Retype the lines from the first one in the records down to the line containing "ax = fig.add_axes([91", counting both, and leave out any pictures.

+ + + + +

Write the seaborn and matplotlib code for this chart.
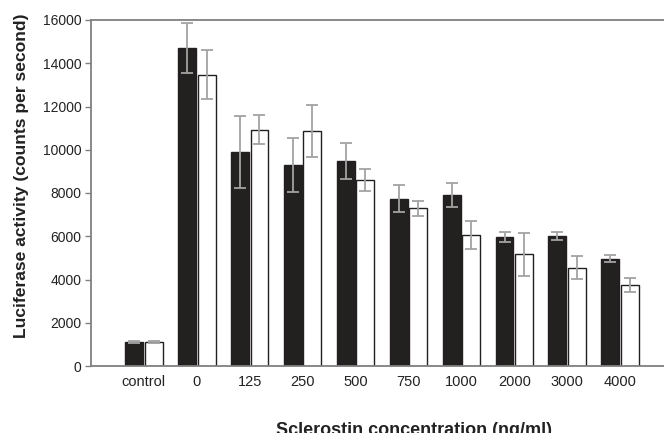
import matplotlib
matplotlib.use("Agg")
import matplotlib.pyplot as plt
import seaborn as sns
import pandas as pd

categories = ["control", "0", "125", "250", "500", "750", "1000", "2000", "3000", "4000"]
series_names = ["A", "B"]
black_vals = [1100, 14690, 9900, 9280, 9480, 7740, 7910, 5950, 6010, 4960]
black_err = [50, 1160, 1670, 1250, 840, 620, 560, 230, 170, 170]
white_vals = [1100, 13470, 10930, 10880, 8600, 7290, 6060, 5160, 4550, 3730]
white_err = [50, 1130, 680, 1210, 530, 355, 660, 980, 530, 320]
yticks = [0, 2000, 4000, 6000, 8000, 10000, 12000, 14000, 16000]

sns.set_style("white")
plt.rcParams["font.family"] = ["Liberation Sans", "DejaVu Sans"]

df = pd.DataFrame({
    "conc": categories * 2,
    "series": [series_names[0]] * len(categories) + [series_names[1]] * len(categories),
    "value": black_vals + white_vals,
})

fig = plt.figure(figsize=(6.64, 4.33), dpi=100)
ax = fig.add_axes([91 / 664, 67 / 433, 582 / 664, 346 / 433])

dark = "#231f20"
sns.barplot(data=df, x="conc", y="value", hue="series", order=categories,
            hue_order=series_names, palette={"A": dark, "B": "white"},
            width=0.737, gap=0.08, errorbar=None, legend=False, ax=ax)

errs = [black_err, white_err]
for cont, err in zip(ax.containers, errs):
    xs = []
    ys = []
    for bar in cont:
        bar.set_edgecolor(dark)
        bar.set_linewidth(1.0)
        xs.append(bar.get_x() + bar.get_width() / 2)
        ys.append(bar.get_height())
    ax.errorbar(xs, ys, yerr=err, fmt="none", ecolor="#a3a3a3",
                elinewidth=1.3, capsize=4, capthick=1.3, zorder=5)

ax.set_xlim(-1, 10)
ax.set_ylim(0, 16000)
ax.set_yticks(yticks)
ax.set_yticklabels([str(v) for v in yticks], fontsize=10, color="#222222")
ax.tick_params(axis="y", which="major", left=True, length=4, width=1,
               color="#808080", pad=3)
ax.tick_params(axis="x", bottom=False, labelsize=10.5, pad=3, labelcolor="#222222")

for side in ["left", "top", "bottom"]:
    ax.spines[side].set_color("#808080")
    ax.spines[side].set_linewidth(1.3)
ax.spines["right"].set_visible(False)

ax.set_xlabel("Sclerostin concentration (ng/ml)", fontsize=13,
              fontweight="bold", color="#222222")
ax.xaxis.set_label_coords((414 - 91) / 582, (-2 - 67) / 346)
ax.xaxis.label.set_va("baseline")
ax.set_ylabel("Luciferase activity (counts per second)", fontsize=12.6,
              fontweight="bold", color="#222222")
ax.yaxis.set_label_coords((21.5 - 91) / 582, (257 - 67) / 346)
ax.yaxis.label.set_va("center")

fig.savefig("out.png", dpi=100)
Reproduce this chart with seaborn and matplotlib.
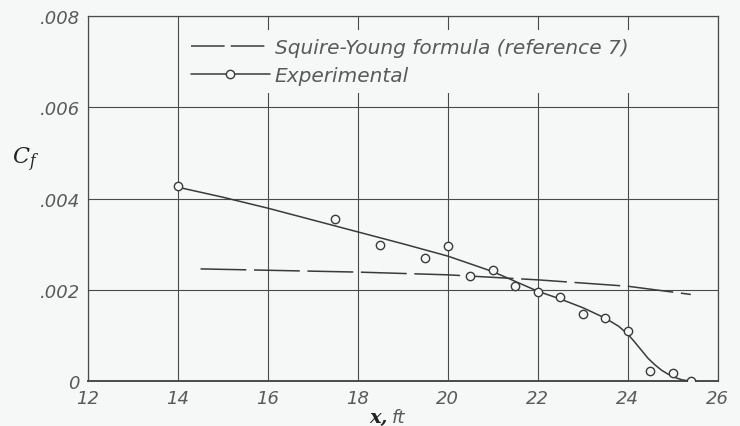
import matplotlib
matplotlib.use("Agg")
import matplotlib.pyplot as plt
import numpy as np
import pandas as pd
import seaborn as sns
from matplotlib.lines import Line2D

# experimental points (x in ft, Cf)
exp_x = [14, 17.5, 18.5, 19.5, 20, 20.5, 21, 21.5, 22, 22.5, 23, 23.5, 24, 24.5, 25, 25.4]
exp_cf = [0.00427, 0.00356, 0.00299, 0.00270, 0.00297, 0.00230, 0.00243, 0.00208,
          0.00196, 0.00184, 0.00147, 0.00138, 0.00110, 0.00022, 0.00017, 0.00000]

# faired curve through experimental points
fair_x = [14, 15, 16, 17, 18, 19, 20, 21, 22, 22.5, 23, 23.5, 23.8, 24, 24.15, 24.3, 24.45,
          24.6, 24.75, 24.9, 25.05, 25.2, 25.4]
fair_cf = [0.00425, 0.00403, 0.00379, 0.00353, 0.00327, 0.00301, 0.00274, 0.00240, 0.00197,
           0.00180, 0.00161, 0.00138, 0.00120, 0.00103, 0.00086, 0.00068, 0.00050,
           0.00036, 0.00024, 0.00015, 0.00008, 0.00003, 0.00000]

# Squire-Young formula
sy_x = [14.5, 16, 18, 20, 22, 24, 25.4]
sy_cf = [0.00246, 0.00243, 0.00239, 0.00233, 0.00222, 0.00208, 0.00190]

x_ticks = [12, 14, 16, 18, 20, 22, 24, 26]
y_ticks = [0, 0.002, 0.004, 0.006, 0.008]
y_labels = ["0", ".002", ".004", ".006", ".008"]

BG = "#f6f7f7"
INK = "#3a3a3a"

sns.set_theme(style="white")
plt.rcParams["font.family"] = ["DejaVu Sans"]
plt.rcParams["mathtext.fontset"] = "dejavuserif"

fig = plt.figure(figsize=(7.4, 4.27), dpi=100, facecolor=BG)
ax = fig.add_axes([0.119, 0.105, 0.851, 0.855])
ax.set_facecolor(BG)

fair = pd.DataFrame({"x": fair_x, "cf": fair_cf})
sy = pd.DataFrame({"x": sy_x, "cf": sy_cf})
exp = pd.DataFrame({"x": exp_x, "cf": exp_cf})

sns.lineplot(data=fair, x="x", y="cf", ax=ax, color=INK, lw=1.1, sort=False, zorder=3)
sns.lineplot(data=sy, x="x", y="cf", ax=ax, color=INK, lw=1.1, sort=False, zorder=3)
ax.lines[-1].set_dashes([30, 5])
sns.scatterplot(data=exp, x="x", y="cf", ax=ax, marker="o", s=36, facecolor=BG,
                edgecolor=INK, linewidth=1.0, zorder=4)

ax.set_xlim(12, 26)
ax.set_ylim(0, 0.008)
ax.set_xticks(x_ticks)
ax.set_yticks(y_ticks)
ax.set_xticklabels([str(t) for t in x_ticks])
ax.set_yticklabels(y_labels)
ax.grid(True, color="#4a4a4a", lw=0.8)
ax.set_axisbelow(True)
for side, sp in ax.spines.items():
    sp.set_color("#4a4a4a")
    sp.set_linewidth(0.9)
ax.spines["bottom"].set_linewidth(1.4)
ax.tick_params(length=0, pad=6, colors="#555555")
for lab in ax.get_xticklabels() + ax.get_yticklabels():
    lab.set_fontstyle("italic")
    lab.set_fontsize(13)
    lab.set_color("#5a5a5a")

ax.set_xlabel("")
ax.set_ylabel("")
fig.text(0.035, 0.625, r"$\mathit{C_f}$", fontsize=16, color="#222222", ha="center", va="center")
fig.text(0.524, 0.022, "x,", fontsize=14, family="DejaVu Serif", style="italic",
         weight="bold", color="#222222", ha="right", va="center")
fig.text(0.530, 0.022, "ft", fontsize=13, style="italic",
         color="#5a5a5a", ha="left", va="center")

handles = [
    Line2D([], [], color=INK, lw=1.1, dashes=[22, 4]),
    Line2D([], [], color=INK, lw=1.1, marker="o", markersize=6, markerfacecolor=BG,
           markeredgecolor=INK),
]
leg = ax.legend(handles, ["Squire-Young formula (reference 7)", "Experimental"],
                loc="upper left", bbox_to_anchor=(0.135, 0.99), frameon=True,
                handlelength=3.9, handletextpad=0.25, labelspacing=0.45,
                prop={"style": "italic", "size": 14.5})
leg.get_frame().set_facecolor(BG)
leg.get_frame().set_edgecolor("none")
leg.get_frame().set_alpha(1)
for t in leg.get_texts():
    t.set_color("#5a5a5a")

fig.savefig("out.png", dpi=100, facecolor=BG)
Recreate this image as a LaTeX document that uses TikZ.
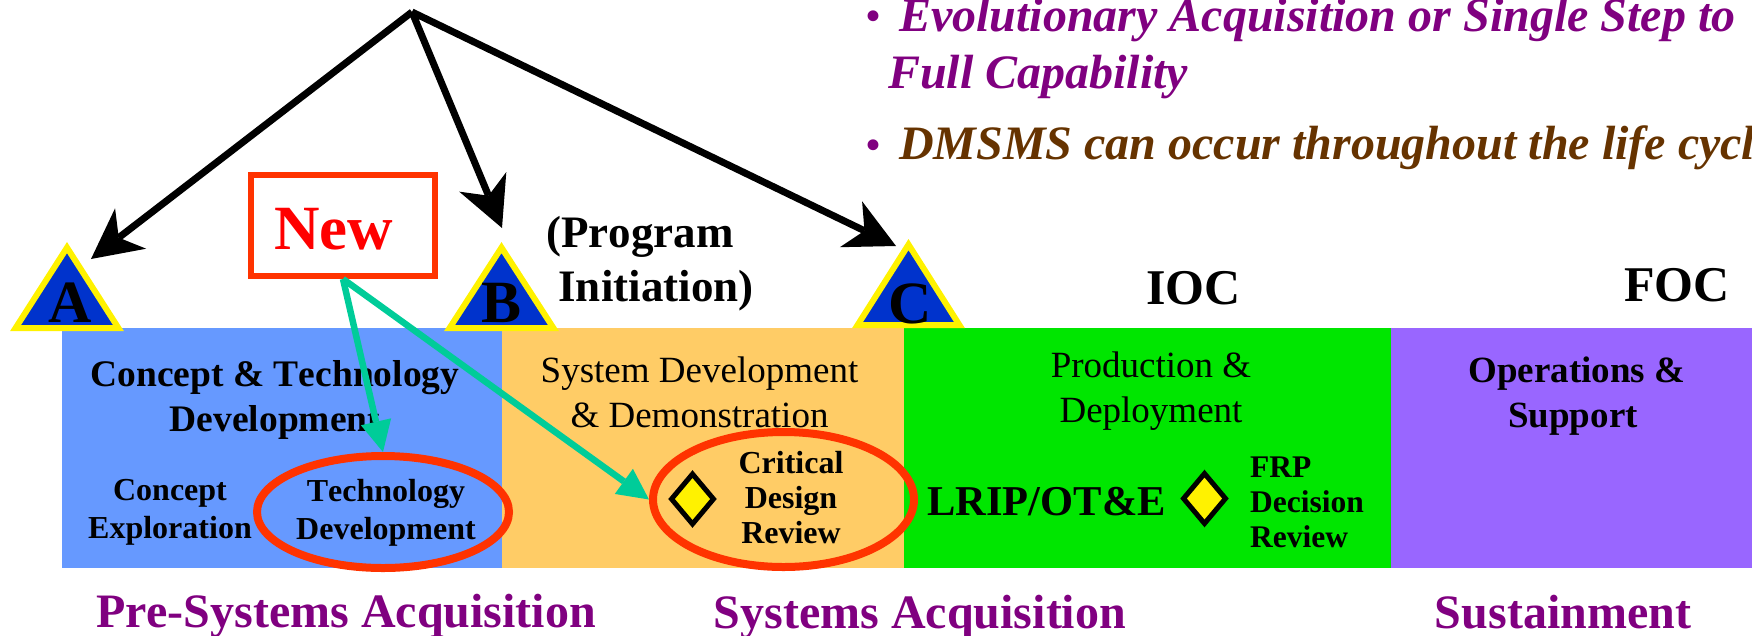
\documentclass[tikz,border=0pt]{standalone}
\usepackage{fontspec}
\setmainfont[Kerning=Off]{Liberation Serif}
\usetikzlibrary{arrows.meta,shapes.geometric}
\definecolor{cBlue}{HTML}{6699FF}
\definecolor{cOrange}{HTML}{FFCC66}
\definecolor{cGreen}{HTML}{00E600}
\definecolor{cViolet}{HTML}{9966FF}
\definecolor{cRed}{HTML}{FF3300}
\definecolor{cTeal}{HTML}{00CC99}
\definecolor{cPurple}{HTML}{800080}
\definecolor{cBrown}{HTML}{663300}
\definecolor{cTri}{HTML}{0033CC}
\newcommand{\sz}[2]{\fontsize{#1}{#2}\selectfont}
\tikzset{
  phase/.style={anchor=north west,inner sep=0pt,outer sep=0pt,fill=#1,minimum height=240pt},
  txt/.style={anchor=base,inner sep=0pt,outer sep=0pt,align=center},
  tri/.style={draw=yellow,fill=cTri,line width=6pt,miter limit=10},
  blackarrow/.style={line width=7pt,draw=black,-{Stealth[length=50pt,width=51pt,inset=15pt,line width=0pt]}},
  tealarrow/.style={line width=6.5pt,draw=cTeal,-{Triangle[length=31pt,width=31pt,line width=0pt]}},
  redring/.style={ellipse,draw=cRed,line width=8pt,inner sep=0pt},
  gem/.style={diamond,draw=black,fill=yellow,line width=5pt,inner sep=0pt,minimum width=44pt,minimum height=52pt}
}
\begin{document}
\begin{tikzpicture}[x=1pt,y=-1pt]
\useasboundingbox (0,0) rectangle (1752,635);
% phase bars
\node[phase=cBlue,minimum width=440pt] (p1) at (62,328) {};
\node[phase=cOrange,minimum width=402pt] (p2) at (502,328) {};
\node[phase=cGreen,minimum width=487pt] (p3) at (904,328) {};
\node[phase=cViolet,minimum width=361pt] (p4) at (1391,328) {};
% milestone triangles
\draw[tri] (67,247.6) -- (15.6,328) -- (118.4,328) -- cycle;
\draw[tri] (501.5,247.6) -- (449.6,328) -- (553.4,328) -- cycle;
\draw[tri] (908.5,244.6) -- (857.6,325) -- (959.4,325) -- cycle;
\node[txt,font=\sz{60}{60}\bfseries] (la) at (70,322) {A};
\node[txt,font=\sz{60}{60}\bfseries] (lb) at (502,322) {B};
\node[txt,font=\sz{60}{60}\bfseries] (lc) at (910,323) {C};
% top arrows
\coordinate (top) at (412,12);
\coordinate (tipA) at (91,259);
\coordinate (tipB) at (502,228);
\coordinate (tipC) at (896,246);
\draw[blackarrow] (top) -- (tipA);
\draw[blackarrow] (top) -- (tipB);
\draw[blackarrow] (top) -- (tipC);
% labels above bars
\node[txt,font=\sz{45}{45}\bfseries] (prog) at (640,247) {(Program};
\node[txt,font=\sz{45}{45}\bfseries] (init) at (656,301) {Initiation)};
\node[txt,font=\sz{50}{50}\bfseries] (ioc) at (1193.5,304) {IOC};
\node[txt,font=\sz{50}{50}\bfseries] (foc) at (1677,301) {FOC};
% phase text
\node[txt,font=\sz{37.5}{45}\bfseries] (ctd) at (275,431) {Concept \& Technology\\Development};
\node[txt,font=\sz{32}{38}\bfseries] (ce) at (170,538) {Concept\\Exploration};
\node[txt,font=\sz{32}{38}\bfseries] (td) at (386,539) {Technology\\Development};
\node[txt,font=\sz{37}{45}] (sdd) at (699.5,427) {System Development\\\& Demonstration};
\node[txt,font=\sz{32}{35}\bfseries] (cdr) at (791,543) {Critical\\Design\\Review};
\node[txt,font=\sz{37}{45}] (pd) at (1151,422) {Production \&\\Deployment};
\node[txt,font=\sz{42.5}{42}\bfseries] (lrip) at (1046.5,515) {LRIP/OT\&E};
\node[txt,font=\sz{31.5}{35}\bfseries,align=left] (frp) at (1307,547) {FRP\\Decision\\Review};
\node[txt,font=\sz{37}{45}\bfseries] (os) at (1577,427) {Operations \&\\Support\hspace*{8pt}};
% diamonds
\node[gem] (d1) at (692.5,499) {};
\node[gem] (d2) at (1204.5,498.5) {};
% rings and New box
\node[redring,minimum width=252pt,minimum height=112pt] (ringT) at (383,512) {};
\node[redring,minimum width=261pt,minimum height=135pt] (ringC) at (783.5,499.5) {};
\node[draw=cRed,fill=white,line width=6pt,inner sep=0pt,minimum width=184pt,minimum height=101pt] (new) at (343,225.5) {};
\node[txt,font=\sz{63}{63}\bfseries,text=red] (newl) at (333.5,249) {New};
\draw[tealarrow] (new.south) -- (ringT.north);
\draw[tealarrow] (new.south) -- (ringC.west);
% bottom labels
\node[txt,font=\sz{48}{48}\bfseries,text=cPurple] (b1) at (346,627) {Pre-Systems Acquisition};
\node[txt,font=\sz{48}{48}\bfseries,text=cPurple] (b2) at (920,628) {Systems Acquisition};
\node[txt,font=\sz{48}{48}\bfseries,text=cPurple] (b3) at (1563,628) {Sustainment};
% bullets
\node[txt,font=\sz{40}{40}\bfseries,text=cPurple] (bu1) at (873,29) {•};
\node[txt,font=\sz{40}{40}\bfseries,text=cPurple] (bu2) at (873,158) {•};
\node[anchor=base west,inner sep=0pt,font=\sz{48}{48}\bfseries\itshape,text=cPurple] (e1) at (899,31) {Evolutionary Acquisition or Single Step to};
\node[anchor=base west,inner sep=0pt,font=\sz{48}{48}\bfseries\itshape,text=cPurple] (e2) at (888,88) {Full Capability};
\node[anchor=base west,inner sep=0pt,font=\sz{48}{48}\bfseries\itshape,text=cBrown] (e3) at (899,159) {DMSMS can occur throughout the life cycl};
\end{tikzpicture}
\end{document}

+ + + + +

### WRITTEN RESPONSE
Write the seaborn and matplotlib code for this chart.
import matplotlib
matplotlib.use("Agg")
import matplotlib.pyplot as plt
import seaborn as sns
import pandas as pd

categories = ["control", "0", "125", "250", "500", "750", "1000", "2000", "3000", "4000"]
series_names = ["A", "B"]
black_vals = [1100, 14690, 9900, 9280, 9480, 7740, 7910, 5950, 6010, 4960]
black_err = [50, 1160, 1670, 1250, 840, 620, 560, 230, 170, 170]
white_vals = [1100, 13470, 10930, 10880, 8600, 7290, 6060, 5160, 4550, 3730]
white_err = [50, 1130, 680, 1210, 530, 355, 660, 980, 530, 320]
yticks = [0, 2000, 4000, 6000, 8000, 10000, 12000, 14000, 16000]

sns.set_style("white")
plt.rcParams["font.family"] = ["Liberation Sans", "DejaVu Sans"]

df = pd.DataFrame({
    "conc": categories * 2,
    "series": [series_names[0]] * len(categories) + [series_names[1]] * len(categories),
    "value": black_vals + white_vals,
})

fig = plt.figure(figsize=(6.64, 4.33), dpi=100)
ax = fig.add_axes([91 / 664, 67 / 433, 582 / 664, 346 / 433])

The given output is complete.